Spiegel-Reflex (SLR) oder spiegellos? Mit fest verbautem Objektiv oder wechselbar? Kleinbild, APS-C, APS-H, Four Thirds, 1″ oder doch das digitale Mittelformat ?

Die Antwort ist wie fast überall: „Kommt drauf an.“
Prinzipiell kann man mit nahezu jeder Kamera fast alles machen. Einiges schwieriger, anderes einfacher.

Was will ich ?

Wird häufig die Sensorgröße als Auswahlkriterium propagiert, stehe ich auf dem Standpunkt, daß die Abmessungen der Kamera und ihre Bedienung weitaus mehr im Vordergrund stehen.
Danach erst sehe ich die Sensorgröße, da diese nur bei großformatigen Reproduktionen und geringfügig bei Portraits zum Tragen kommt. Zu dem Thema werde ich mich jedoch mal ganz technisch zu einem späteren Zeitpunkt äußern.

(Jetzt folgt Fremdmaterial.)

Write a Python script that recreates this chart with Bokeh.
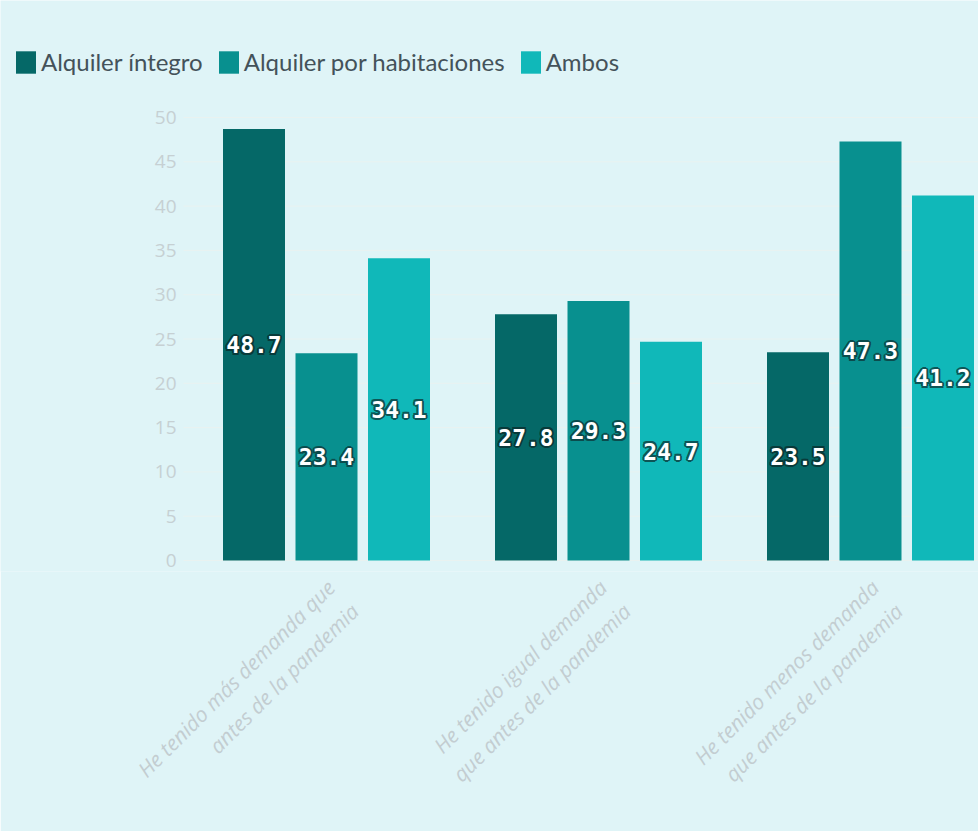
import math
from bokeh.plotting import figure
from bokeh.models import Range1d, FixedTicker, Legend, LegendItem, ColumnDataSource
from bokeh.core.properties import value
from bokeh.embed import file_html
from bokeh.resources import INLINE

categories = [
    "He tenido más demanda que\nantes de la pandemia",
    "He tenido igual demanda\nque antes de la pandemia",
    "He tenido menos demanda\nque antes de la pandemia",
]
series_names = ["Alquiler íntegro", "Alquiler por habitaciones", "Ambos"]
integro = [48.7, 27.8, 23.5]
habitaciones = [23.4, 29.3, 47.3]
ambos = [34.1, 24.7, 41.2]
y_ticks = [0, 5, 10, 15, 20, 25, 30, 35, 40, 45, 50]

series_values = [integro, habitaciones, ambos]
colors = ["#056867", "#08908f", "#10b8b9"]
halo = ["#083a3a", "#0b4c4d", "#0d5556"]

BG = "#dff4f7"
W, H = 978, 831
AXIS_X = 190.0          # pixel where the category axis begins
BASE_Y = 560.0          # pixel of value 0
PX_PER_UNIT = 8.86
FRAME_BOTTOM = 571.0
cat_px = 272.0
x_start = -AXIS_X / cat_px
x_end = (W - AXIS_X) / cat_px
y_start = -(FRAME_BOTTOM - BASE_Y) / PX_PER_UNIT
y_end = BASE_Y / PX_PER_UNIT
offsets = [-72.5 / cat_px, 0.0, 72.5 / cat_px]
bar_w = 62.0 / cat_px
centers = [i + 0.5 for i in range(len(categories))]

p = figure(width=W, height=H, output_backend="svg", toolbar_location=None,
           x_range=Range1d(x_start, x_end), y_range=Range1d(y_start, y_end),
           y_axis_location=None,
           min_border_left=0, min_border_right=0,
           min_border_top=0, min_border_bottom=int(H - FRAME_BOTTOM))
p.background_fill_color = BG
p.border_fill_color = BG
p.outline_line_color = None
p.xgrid.grid_line_color = None
p.ygrid.grid_line_color = None

# gridlines and value-axis labels
p.segment(x0=[(183 - AXIS_X) / cat_px] * len(y_ticks), x1=[x_end] * len(y_ticks),
          y0=y_ticks, y1=y_ticks, line_color="#e9f2f0", line_width=1)
p.text(x=[(176 - AXIS_X) / cat_px] * len(y_ticks), y=y_ticks, text=[str(t) for t in y_ticks],
       text_align="right", text_baseline="middle", text_font=value("Open Sans"),
       text_font_size="19px", text_color="#c6d0d3")

items = []
for k, (name, vals) in enumerate(zip(series_names, series_values)):
    xs = [c + offsets[k] for c in centers]
    src = ColumnDataSource(dict(x=xs, top=vals, mid=[v / 2 for v in vals],
                                lab=[f"{v:.1f}" for v in vals]))
    r = p.vbar(x="x", top="top", bottom=0, width=bar_w, source=src,
               fill_color=colors[k], line_color=None)
    items.append(LegendItem(label=name, renderers=[r]))
    for dx, dy in [(-2, 0), (2, 0), (0, -2), (0, 2), (-1.5, -1.5), (1.5, 1.5), (-1.5, 1.5), (1.5, -1.5)]:
        p.text(x="x", y="mid", text="lab", source=src, x_offset=dx, y_offset=dy,
               text_align="center", text_baseline="middle",
               text_font=value("DejaVu Sans Mono"), text_font_style="bold",
               text_font_size="23px", text_color=halo[k])
    p.text(x="x", y="mid", text="lab", source=src,
           text_align="center", text_baseline="middle",
           text_font=value("DejaVu Sans Mono"), text_font_style="bold",
           text_font_size="23px", text_color="white")

legend = Legend(items=items, orientation="horizontal",
                location=(13, int(FRAME_BOTTOM - 76)))
legend.background_fill_alpha = 0
legend.border_line_color = None
legend.padding = 0
legend.margin = 0
legend.spacing = 13
legend.glyph_width = 25
legend.glyph_height = 28
legend.label_standoff = 3
legend.label_text_font = "Lato"
legend.label_text_font_size = "24px"
legend.label_text_color = "#44525a"
legend.label_height = 28
p.add_layout(legend, "center")

# category axis
tick_shift = 0.06
p.xaxis.ticker = FixedTicker(ticks=[c + tick_shift for c in centers])
p.xaxis.major_label_overrides = {c + tick_shift: lab for c, lab in zip(centers, categories)}
p.xaxis.major_label_orientation = math.pi / 4
p.xaxis.major_label_text_font = "Open Sans"
p.xaxis.major_label_text_font_style = "italic"
p.xaxis.major_label_text_font_size = "21px"
p.xaxis.major_label_text_color = "#c3cdd1"
p.xaxis.major_label_standoff = 18
p.xaxis.axis_line_color = None
p.xaxis.major_tick_line_color = None
p.xaxis.minor_tick_line_color = None

open("out.html", "w").write(file_html(p, INLINE))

Die Frage ist also tatsächlich, wie man persönlich mit den Bedienelementen der Kamera zurecht kommt, wie diese in der Hand liegt und wie man mit den Abmessungen und dem Gewicht zurecht kommt. Die beste Kamera nutzt nichts, wenn sie einem zu schwer oder zu sperrig ist und deshalb daheim liegt. Das mag noch gut gehen, wenn man dann immer bewußt fotografieren geht oder eher im Studio arbeitet, für ein Portrait auf der Straße ist das aber kontraproduktiv. Ich persönlich finde die Bedienung bei Canon am besten gelöst, das liegt aber sicher an meiner langen Geschichte mit der Marke. Prinzipiell habe ich gern eine größere Kamera in der Hand, bei der die Bedienelemente für meine eher normal-großen Hände in der richtigen Position sind. Allerdings stelle ich an mir selbst fest, daß ich in letzter Zeit vermehrt auf die weniger gut in der Hand liegende Olympus setze, die einfach deutlich kleiner und leichter ist. Abraten würde ich allerdings von Kameras mit einem fest verbauten Objektiv, es sei den man will sich definitiv auf eine Brennweite konzentrieren. Dann aber auch richtig und kein Zoom-Objektiv. Soviel zum Thema: „Kauft die richtige Kamera!“ Die gibt es nicht, zumindest nicht für immer und in Stein gemeißelt. Also, raus in die Läden und Kameras anfassen oder im Freundes-/Bekanntenkreis ausleihen.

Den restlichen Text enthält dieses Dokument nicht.